Despite having the most liberalised telecommunications sector in the Middle East, JTG has seen its revenues slip over the past few years from 401.4 million Jordanian dinars in 2008 to 396.4m dinars last year.
JTG's business has been hit by the influx of three other competitors in the local mobile market, now the most lucrative business for telecoms operators generally, which has driven calling rates lower, said a recent report by Rasmala Investment Bank.
JTG operates the mobile service Orange Telecom as well as Jordan Telecom, which handles the company's fixed-line operations.
France Telecom is JTG's main shareholder with 51 per cent of the company, while various Jordanian institutions hold 32 per cent and Noor Telecom owns 10 per cent. The remaining 7 per cent is publicly traded.
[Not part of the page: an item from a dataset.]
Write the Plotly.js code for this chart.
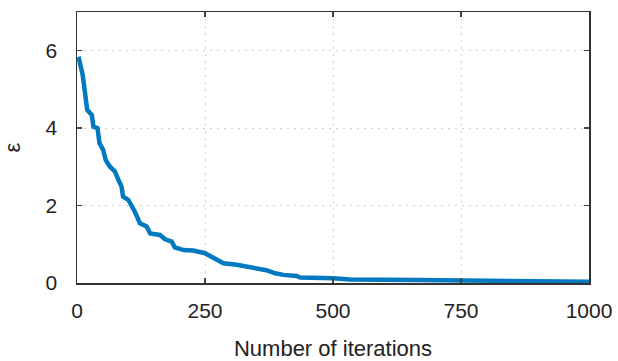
<!DOCTYPE html>
<html>
<head>
<meta charset="utf-8">
<script src="https://cdn.plot.ly/plotly-3.0.1.min.js"></script>
<style>html,body{margin:0;padding:0;background:#fff;}#chart{width:618px;height:361px;}</style>
</head>
<body>
<div id="chart"></div>
<script>
const iterations = [0, 4, 11, 16, 20, 29, 32, 40, 44, 51, 56, 64, 74, 81, 87, 90, 100, 113, 123, 136, 143, 162, 172, 185, 191, 208, 227, 250, 266, 286, 312, 338, 357, 370, 387, 403, 429, 436, 501, 533, 663, 793, 1000];
const epsilon = [5.75, 5.78, 5.38, 4.9, 4.47, 4.34, 4.04, 4.0, 3.61, 3.44, 3.18, 3.01, 2.88, 2.66, 2.49, 2.23, 2.15, 1.84, 1.54, 1.46, 1.28, 1.24, 1.13, 1.07, 0.92, 0.85, 0.84, 0.77, 0.66, 0.51, 0.47, 0.41, 0.35, 0.33, 0.25, 0.21, 0.18, 0.14, 0.12, 0.09, 0.08, 0.06, 0.03];
const xTicks = [0, 250, 500, 750, 1000];
const yTicks = [0, 2, 4, 6];

const fontFam = 'Liberation Sans, Arial, sans-serif';
const trace = {
  x: iterations, y: epsilon, type: 'scatter', mode: 'lines',
  line: {color: '#0079C1', width: 4.5},
  hoverinfo: 'skip'
};
const axisCommon = {
  showline: true, linecolor: '#333', linewidth: 1.5, mirror: 'ticks',
  ticks: 'inside', ticklen: 5, tickwidth: 1.5, tickcolor: '#444',
  showgrid: true, gridcolor: '#cfcfcf', griddash: '1.5px,5.5px', gridwidth: 1,
  zeroline: false,
  tickfont: {family: fontFam, size: 21, color: '#222'}
};
const layout = {
  width: 618, height: 361,
  margin: {l: 77, r: 29, t: 12, b: 78},
  paper_bgcolor: '#fff', plot_bgcolor: '#fff',
  showlegend: false,
  xaxis: Object.assign({}, axisCommon, {
    range: [0, 1000], tickvals: xTicks, ticktext: xTicks.map(String),
    ticklabelstandoff: 8,
    title: {text: 'Number of iterations', font: {family: fontFam, size: 22, color: '#222'}, standoff: 20}
  }),
  yaxis: Object.assign({}, axisCommon, {
    range: [0, 7], tickvals: yTicks, ticktext: yTicks.map(String),
    ticklabelstandoff: 14,
    title: {text: 'ε', font: {family: fontFam, size: 22, color: '#222'}, standoff: 22}
  })
};
Plotly.newPlot('chart', [trace], layout, {staticPlot: true, displayModeBar: false});
</script>
</body>
</html>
JTG is the second-largest mobile operator in Jordan with 29 per cent of the market, behind Zain Jordan, which has a 43 per cent share. Umniah, which is owned by Batelco, has 27 per cent of the market while XPress is at 1 per cent.
Rasmala initiated coverage of JTG on Tuesday with a "sell" recommendation and a 12-month target of 4.43 dinars.
Shrouk Diab, a telecoms analyst with Rasmala, said: "With the wireless segment of the Jordanian market almost at saturation levels, we believe that future growth will be correlated with growth in the internet and data segment.
"With its cash and know-how, JTG seems in a good position to take advantage of opportunities that may arise, all of which should provide some stability to the company's revenues."
However, Ms Diab forecasts the company's revenue growth to be just 1 per cent over the next four years.
"We believe that cost efficiency, at the operational level in particular, will be the main driver of bottom-line growth over the next few years," she said.